## GIVEN PROBLEM
Print the lines of the listing below verbatim from its first line through the line bearing "const y = d3.scaleLinear().domain([0, 0.16]).range([H". Any pictures are to be omitted.

Records excerpted from a collection:
## Start

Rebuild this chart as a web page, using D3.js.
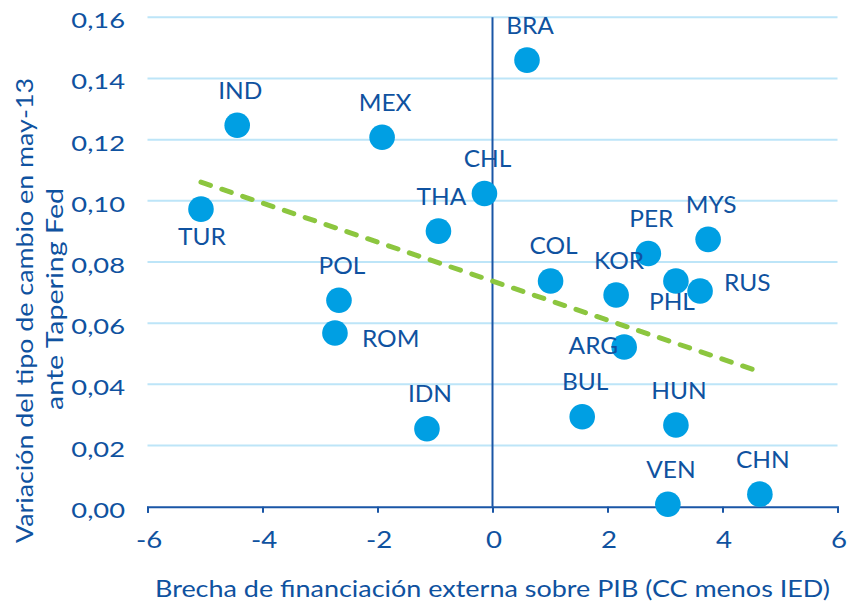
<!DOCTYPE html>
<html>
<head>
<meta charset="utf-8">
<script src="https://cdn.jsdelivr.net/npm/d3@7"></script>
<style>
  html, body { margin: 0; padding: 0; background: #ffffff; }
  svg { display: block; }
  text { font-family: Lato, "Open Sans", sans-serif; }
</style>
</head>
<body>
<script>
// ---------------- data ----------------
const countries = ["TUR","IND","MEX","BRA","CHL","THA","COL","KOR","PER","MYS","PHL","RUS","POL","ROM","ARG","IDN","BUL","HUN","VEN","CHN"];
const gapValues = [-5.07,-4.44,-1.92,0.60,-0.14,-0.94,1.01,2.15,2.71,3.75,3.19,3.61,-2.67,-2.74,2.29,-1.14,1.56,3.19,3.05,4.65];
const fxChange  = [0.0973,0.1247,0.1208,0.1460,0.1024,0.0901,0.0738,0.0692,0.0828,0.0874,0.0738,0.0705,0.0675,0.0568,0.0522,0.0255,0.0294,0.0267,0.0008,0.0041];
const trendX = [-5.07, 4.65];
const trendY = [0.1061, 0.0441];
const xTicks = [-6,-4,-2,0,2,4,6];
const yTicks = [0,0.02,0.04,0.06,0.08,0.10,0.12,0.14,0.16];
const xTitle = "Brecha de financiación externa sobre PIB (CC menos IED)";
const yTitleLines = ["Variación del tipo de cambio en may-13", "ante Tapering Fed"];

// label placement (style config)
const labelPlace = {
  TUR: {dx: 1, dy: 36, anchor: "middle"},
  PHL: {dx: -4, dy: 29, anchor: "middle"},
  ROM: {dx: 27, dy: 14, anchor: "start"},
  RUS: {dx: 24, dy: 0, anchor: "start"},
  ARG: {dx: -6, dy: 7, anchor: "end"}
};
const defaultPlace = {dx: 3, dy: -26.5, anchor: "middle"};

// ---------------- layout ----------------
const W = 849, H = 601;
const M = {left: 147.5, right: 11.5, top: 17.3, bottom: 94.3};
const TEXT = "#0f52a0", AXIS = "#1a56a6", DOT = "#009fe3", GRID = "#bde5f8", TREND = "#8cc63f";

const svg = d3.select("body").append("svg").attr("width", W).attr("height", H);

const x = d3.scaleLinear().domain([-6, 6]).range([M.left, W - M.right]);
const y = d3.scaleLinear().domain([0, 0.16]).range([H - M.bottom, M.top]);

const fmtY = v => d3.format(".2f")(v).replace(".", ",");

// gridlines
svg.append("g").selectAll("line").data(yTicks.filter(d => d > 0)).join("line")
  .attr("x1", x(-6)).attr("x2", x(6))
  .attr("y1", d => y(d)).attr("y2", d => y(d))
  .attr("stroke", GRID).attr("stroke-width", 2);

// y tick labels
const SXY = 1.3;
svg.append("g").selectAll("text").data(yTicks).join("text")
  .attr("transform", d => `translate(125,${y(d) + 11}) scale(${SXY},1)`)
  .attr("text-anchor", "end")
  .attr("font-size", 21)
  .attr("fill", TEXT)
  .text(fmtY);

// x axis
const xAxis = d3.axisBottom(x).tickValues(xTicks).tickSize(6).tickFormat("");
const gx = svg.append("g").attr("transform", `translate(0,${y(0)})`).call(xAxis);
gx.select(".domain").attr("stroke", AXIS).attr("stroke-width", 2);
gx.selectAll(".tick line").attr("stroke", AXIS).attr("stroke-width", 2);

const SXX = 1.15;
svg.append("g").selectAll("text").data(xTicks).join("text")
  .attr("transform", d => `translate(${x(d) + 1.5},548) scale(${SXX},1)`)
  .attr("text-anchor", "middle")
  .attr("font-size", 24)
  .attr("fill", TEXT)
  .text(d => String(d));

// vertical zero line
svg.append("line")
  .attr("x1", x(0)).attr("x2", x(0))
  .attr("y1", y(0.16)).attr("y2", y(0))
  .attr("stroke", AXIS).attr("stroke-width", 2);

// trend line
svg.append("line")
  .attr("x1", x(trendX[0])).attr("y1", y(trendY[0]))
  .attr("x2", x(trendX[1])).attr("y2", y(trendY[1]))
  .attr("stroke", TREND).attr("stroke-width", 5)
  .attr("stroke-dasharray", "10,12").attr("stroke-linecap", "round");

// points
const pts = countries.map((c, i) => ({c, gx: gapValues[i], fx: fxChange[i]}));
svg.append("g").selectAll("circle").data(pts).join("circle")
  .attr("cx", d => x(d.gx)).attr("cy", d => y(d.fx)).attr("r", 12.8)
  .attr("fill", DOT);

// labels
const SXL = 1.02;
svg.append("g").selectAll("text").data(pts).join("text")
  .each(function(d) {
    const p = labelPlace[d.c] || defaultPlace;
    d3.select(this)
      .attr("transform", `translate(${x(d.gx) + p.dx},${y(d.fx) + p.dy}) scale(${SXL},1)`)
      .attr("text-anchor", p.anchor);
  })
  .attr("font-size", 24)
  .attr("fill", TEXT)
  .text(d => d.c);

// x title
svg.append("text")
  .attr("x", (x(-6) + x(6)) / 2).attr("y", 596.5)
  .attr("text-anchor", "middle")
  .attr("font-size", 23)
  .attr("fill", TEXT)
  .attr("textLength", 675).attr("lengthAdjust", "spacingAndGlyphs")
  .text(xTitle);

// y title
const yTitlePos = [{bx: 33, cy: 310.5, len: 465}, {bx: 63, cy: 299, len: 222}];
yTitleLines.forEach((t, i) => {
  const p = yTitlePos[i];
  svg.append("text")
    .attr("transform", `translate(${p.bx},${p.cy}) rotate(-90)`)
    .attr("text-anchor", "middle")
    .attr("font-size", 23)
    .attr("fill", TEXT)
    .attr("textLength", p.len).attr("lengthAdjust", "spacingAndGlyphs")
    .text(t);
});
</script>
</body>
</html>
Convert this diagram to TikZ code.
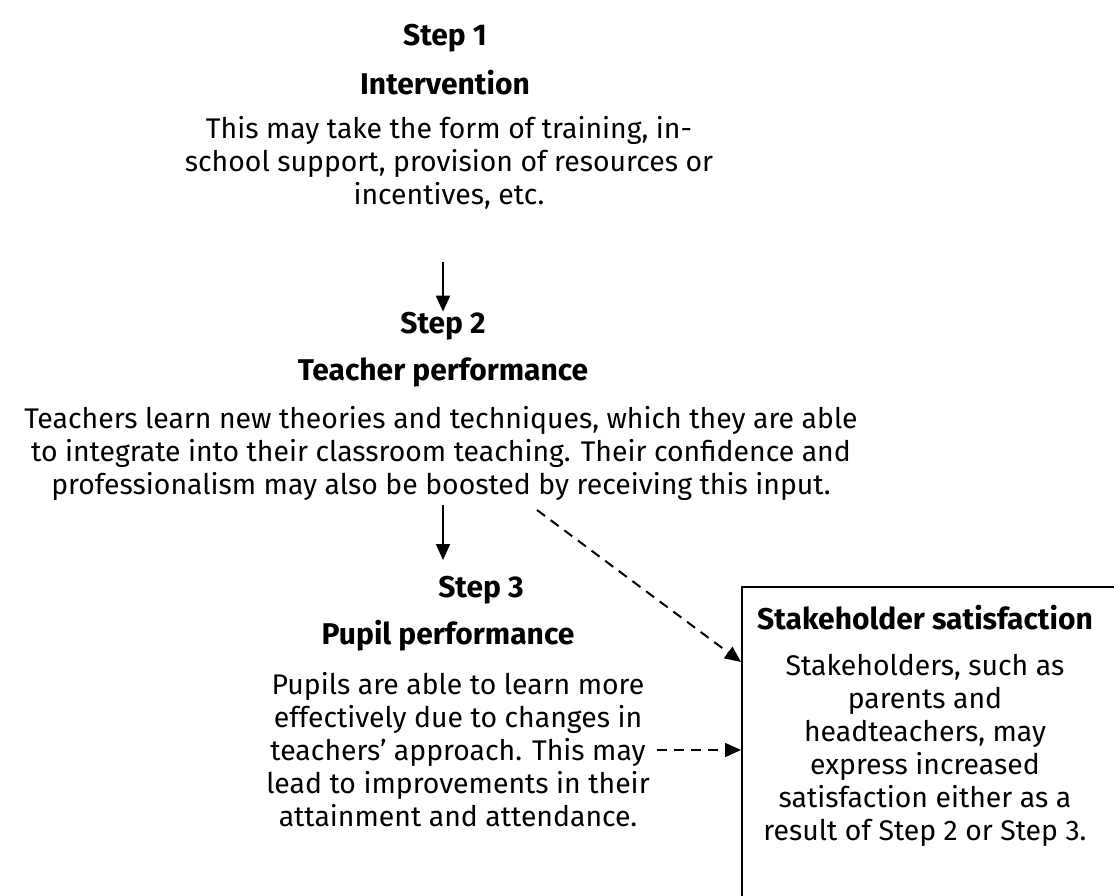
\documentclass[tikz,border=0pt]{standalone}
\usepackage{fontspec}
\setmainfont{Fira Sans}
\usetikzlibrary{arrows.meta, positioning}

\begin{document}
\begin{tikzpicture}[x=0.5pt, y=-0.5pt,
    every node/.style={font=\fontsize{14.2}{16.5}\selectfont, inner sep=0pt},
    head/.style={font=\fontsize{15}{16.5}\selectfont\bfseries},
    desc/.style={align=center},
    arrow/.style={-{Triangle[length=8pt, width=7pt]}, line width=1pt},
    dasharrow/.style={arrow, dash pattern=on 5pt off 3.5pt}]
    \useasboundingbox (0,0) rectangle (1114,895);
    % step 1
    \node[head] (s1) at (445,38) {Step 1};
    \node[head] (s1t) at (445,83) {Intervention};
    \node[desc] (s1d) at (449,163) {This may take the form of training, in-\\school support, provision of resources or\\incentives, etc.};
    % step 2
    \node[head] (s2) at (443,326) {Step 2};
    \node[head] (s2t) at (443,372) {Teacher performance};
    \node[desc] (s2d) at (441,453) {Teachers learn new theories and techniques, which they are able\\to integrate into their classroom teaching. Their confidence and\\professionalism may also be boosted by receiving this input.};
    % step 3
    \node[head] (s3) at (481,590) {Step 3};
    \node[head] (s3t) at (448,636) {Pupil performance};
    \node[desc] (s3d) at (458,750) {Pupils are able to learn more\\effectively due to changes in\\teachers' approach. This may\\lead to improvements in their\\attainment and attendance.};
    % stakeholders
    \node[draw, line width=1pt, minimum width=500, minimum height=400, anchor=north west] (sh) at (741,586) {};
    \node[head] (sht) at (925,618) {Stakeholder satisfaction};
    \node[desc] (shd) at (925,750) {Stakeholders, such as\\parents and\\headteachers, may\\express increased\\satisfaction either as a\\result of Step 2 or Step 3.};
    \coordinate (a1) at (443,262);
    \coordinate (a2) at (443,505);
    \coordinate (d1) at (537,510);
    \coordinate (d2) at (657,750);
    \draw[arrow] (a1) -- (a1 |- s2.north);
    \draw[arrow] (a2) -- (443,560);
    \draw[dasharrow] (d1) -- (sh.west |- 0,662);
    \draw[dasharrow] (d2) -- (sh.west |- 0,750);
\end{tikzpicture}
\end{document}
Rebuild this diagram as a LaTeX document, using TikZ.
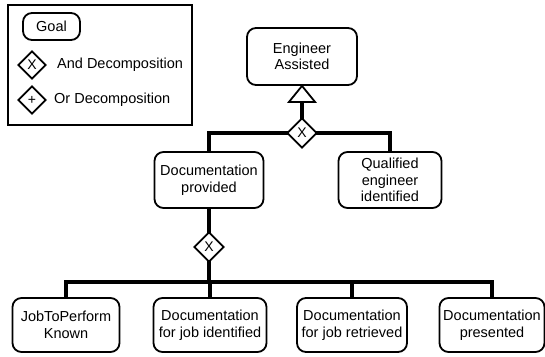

## End

## RESPONSE TO THIS TASK
Rebuild this chart as a web page, using D3.js.
<!DOCTYPE html>
<html>
<head>
<meta charset="utf-8">
<script src="https://cdn.jsdelivr.net/npm/d3@7"></script>
<style>
  html, body { margin: 0; padding: 0; background: #ffffff; }
  svg { display: block; }
  text { font-family: Lato, "Open Sans", sans-serif; }
</style>
</head>
<body>
<script>
// ---------------- data ----------------
const countries = ["TUR","IND","MEX","BRA","CHL","THA","COL","KOR","PER","MYS","PHL","RUS","POL","ROM","ARG","IDN","BUL","HUN","VEN","CHN"];
const gapValues = [-5.07,-4.44,-1.92,0.60,-0.14,-0.94,1.01,2.15,2.71,3.75,3.19,3.61,-2.67,-2.74,2.29,-1.14,1.56,3.19,3.05,4.65];
const fxChange  = [0.0973,0.1247,0.1208,0.1460,0.1024,0.0901,0.0738,0.0692,0.0828,0.0874,0.0738,0.0705,0.0675,0.0568,0.0522,0.0255,0.0294,0.0267,0.0008,0.0041];
const trendX = [-5.07, 4.65];
const trendY = [0.1061, 0.0441];
const xTicks = [-6,-4,-2,0,2,4,6];
const yTicks = [0,0.02,0.04,0.06,0.08,0.10,0.12,0.14,0.16];
const xTitle = "Brecha de financiación externa sobre PIB (CC menos IED)";
const yTitleLines = ["Variación del tipo de cambio en may-13", "ante Tapering Fed"];

// label placement (style config)
const labelPlace = {
  TUR: {dx: 1, dy: 36, anchor: "middle"},
  PHL: {dx: -4, dy: 29, anchor: "middle"},
  ROM: {dx: 27, dy: 14, anchor: "start"},
  RUS: {dx: 24, dy: 0, anchor: "start"},
  ARG: {dx: -6, dy: 7, anchor: "end"}
};
const defaultPlace = {dx: 3, dy: -26.5, anchor: "middle"};

// ---------------- layout ----------------
const W = 849, H = 601;
const M = {left: 147.5, right: 11.5, top: 17.3, bottom: 94.3};
const TEXT = "#0f52a0", AXIS = "#1a56a6", DOT = "#009fe3", GRID = "#bde5f8", TREND = "#8cc63f";

const svg = d3.select("body").append("svg").attr("width", W).attr("height", H);

const x = d3.scaleLinear().domain([-6, 6]).range([M.left, W - M.right]);
const y = d3.scaleLinear().domain([0, 0.16]).range([H - M.bottom, M.top]);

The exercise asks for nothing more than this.